La traición ocasional es un elemento inevitable en toda sociedad civilizada.
“Esto, Tony, que quede entre nosotros, por favor”, le rogó Monroe Stahr a Tony Cooper. “Ni se te ocurra soltar prenda”. Todos en el Calridge sabíamos lo arriesgado que era hacer un comentario mínimamente noticioso delante de aquel sabueso de las ondas hercianas.
“Por Dios, Monroe”, replicó Cooper. “Antes que periodista soy amigo”.
Stahr guardó silencio un instante. De su expresión granítica era imposible deducir si creía o no a Cooper, pero el caso es que siguió contando las intimidades de la gran multinacional que presidía.
Cooper se hallaba entonces en el pináculo de su fama. Muchos años después, los historiadores reconocerían que el día en que su informativo tomó partido contra la intervención de Vietnam, Estados Unidos perdió la guerra. Esa influencia era el fruto de una enorme cuota de pantalla, pero también de una insobornable rectitud.
Cooper era a la vez, sin embargo, muy amigo de sus amigos. Lo había probado negándose a dar la espalda a muchos de los represaliados durante la caza de brujas. Ese gesto de gallardía le había salido caro. Sus prometedores inicios en la CBS se habían visto truncados y habría tenido que volver a la granja familiar en Athens, Alabama, de no haber mediado Stahr. Por eso, de cuando en cuando, Cooper se dejaba caer por el Calridge. “No hay nada más miserable que un ingrato”, solía decir.
Ahora bien, una cosa es la ingratitud y otra la sumisión. “Los humanos debemos ser leales”, dice Fernando Savater. “La fidelidad es una virtud perruna”.
El experimento de unos investigadores húngaros revela que un beagle no distingue una persona de un robot. Se pone de parte de quien le da de comer. “No pillarán a un gato haciendo eso”, titula el Daily Mail. Este es un debate muy británico. Igual que aquí nos dividimos en partidarios de Joselito y Belmonte, de Loroño y Bahamontes, de Cristiano y Messi, en el Reino Unido tienen la pelea de quién es más listo, si el perro o el gato. Yo soy más de perro y, aunque el experimento de los húngaros no los deja en buen lugar, consideren esta reflexión de Seinfeld: “Si eres un extraterrestre que está mirando por un telescopio […] y ves dos formas de vida, una que hace caca y otra que la recoge, ¿quién dirías que es el jefe?”

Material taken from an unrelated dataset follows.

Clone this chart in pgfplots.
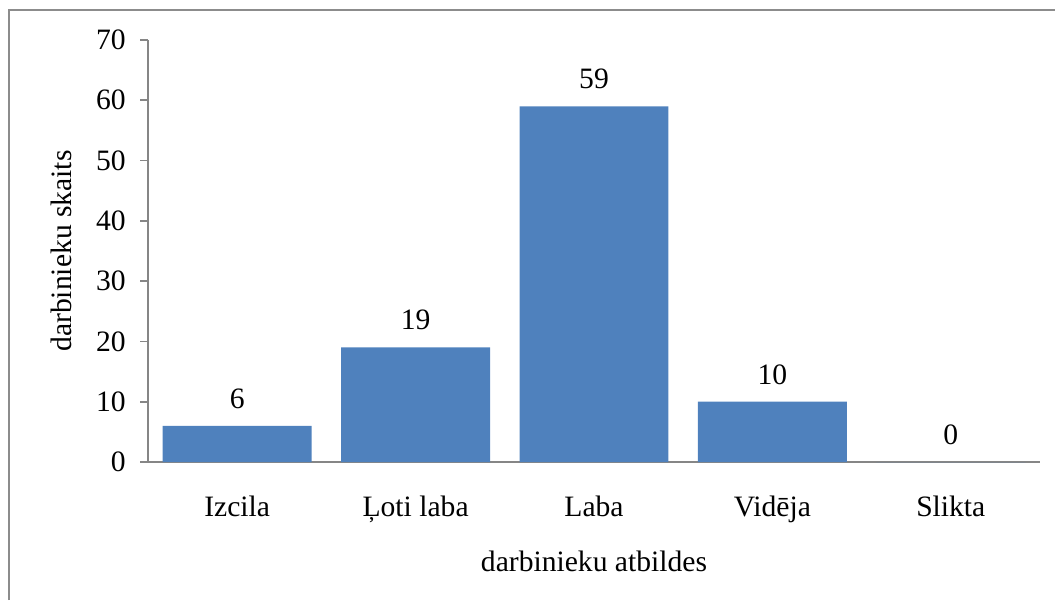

No se trata, de todos modos, tanto de un asunto de inteligencia individual como de complejidad social. Cuando tu mundo es la manada, no hay conflicto entre lo que conviene a tu colega y lo que conviene a todos. Fallarle a uno es debilitar a todos. Pero los intereses se desalinean a medida que las organizaciones crecen y en ocasiones debes optar entre el colega y la comunidad. Por eso Savater diferencia la fidelidad de la lealtad. La fidelidad viene de fe, la lealtad de ley. La fe no se cuestiona, se acepta; la ley se debate y, en su caso, se aprueba. La fe es el ámbito de las relaciones íntimas; la ley regula nuestra vida pública.
Esta dicotomía se viene dando desde el mismo Génesis. Cuando Eva ofrece a Adán la manzana lo hace en abierta violación de la normativa vigente en el Paraíso. Adán accede y, vistas las consecuencias, ahora sabemos que hay un límite a partir del cual la fidelidad debe ceder a la lealtad. ¿Cuál es? No está claro, pero de que se respete depende decisivamente qué sociedad se tenga. Un estu,dio realizado en el sur de Italia lo puso de manifiesto hace unos años. Sus autores sometieron a un dilema del prisionero a tres tipos de ciudadanos: reclusos de la Camorra, delincuentes comunes y alumnos universitarios. Cada sujeto recibía 10 monedas y debía decidir si se las cedía o no a otro sujeto anónimo al que se había planteado idéntica disyuntiva. Si ambos las compartían, cada uno ganaba 30 monedas, pero si uno las compartía y el otro no, el primero se quedaba sin nada y el segundo se llevaba 40.
Los que más cooperaron (86,7%) fueron los camorristas y los que menos (50%), los delincuentes. Los estudiantes se situaron a medias (67%). La conclusión parece clara: poca lealtad y te conviertes en un delincuente; demasiada fidelidad y eres un mafioso.
La traición ocasional es un elemento inevitable en toda sociedad civilizada y por eso, nada más salir del Calridge aquella noche, Cooper miró a un lado, miró a otro y me dijo: “¿Sabes dónde hay una cabina?”